I've already tried with alsa-drivers

EDIT:

forgot to say that external alsa-driver fail to insert the module because of a missing symbol ( unregister_sound_SOMETHING ) and that I already tried a bunch of model=xxxxx in /etc/modprobe.d/alsa.conf with no success.

from tuxonice stable ( 2.6.28-r10 )

latest tuxonice ( 2.6.30-r4 )

media-sound/alsa-driver-1.0.20

media-sound/alsa-driver-9999

I really appreciate some help.

Thanks

----------

## erik258

hi, your lspci output may really help us all figure this out.  it will show the sound hardware in that computer.

----------

## cach0rr0

 *erik258 wrote:*   

> hi, your lspci output may really help us all figure this out.  it will show the sound hardware in that computer.

 

besides this?

 *Quote:*   

> 
> 
> # lspci | grep -i audio
> 
> 00:1b.0 Audio device: Intel Corporation 82801I (ICH9 Family) HD Audio Controller (rev 03) 
> ...

 

----------

## erik258

oops- did I miss that?  I guess so. Sorry.

----------

## Onip

after another day of kernel recompiling and module parameters settings It seems to work with tuxonice-sources-2.6.30-r4 and all of hda kernel options compiled as modules.

 */etc/modprobe.d/alsa.conf wrote:*   

> 
> 
> options snd-hda-intel model=hp-m4
> 
> 

 

The only problem is that alsa starts with speaker and headphones channels muted, so I have to unmute those manually each time.

Any solution for this?

----------

## Clad in Sky

Yes.

Go to etc/conf.d

Open alsaconf with your favourite editor

Change the lines "Restore on Start" and "Save on Stop" to yes.

Now unmute your channels and the next time you boot up your system the speakers shouldn't be muted.

----------

## Onip

thanks, but they are all already set to yes

----------

## erik258

Since I rarely have new hardware I rarely use alsa-drivers, but for the in kernel drivers (which it seems you are now using), that file should be /etc/conf.d/alsasound.  

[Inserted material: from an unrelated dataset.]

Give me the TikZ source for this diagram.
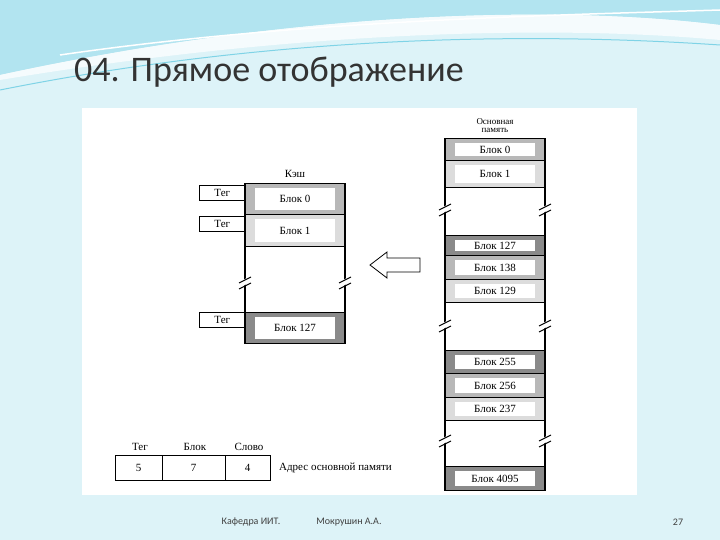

However before you can benefit from these settings you also have to use the alsasound initscript:

rc-update add alsasound default

or something similar, or that conf.d/alsasound setting isn't going to affect anything! 

hope it helps, good luck, and sorry again for asking for an lspci you already provided ; )

----------

## Onip

You were right. I disabled it during my manual trying and forgot to re-enable it.

For the sake of precision the correct module options are

 */etc/modprobe.d/alsa.conf wrote:*   

> options snd-hda-intel model=hp-m4 enable_msi=1 probe_mask=1

 

Marking solved.

----------

## cach0rr0

thread hijack - whereabouts are you getting the  model number to pass to modprobe? 

I have two machines using snd-hda-intel, and of yet havent bothered using any special args

----------

## Onip

Here for example. In ideal conditions there should be autosense (based on BIOS) from the module, but in practice it needs some hints some times.

----------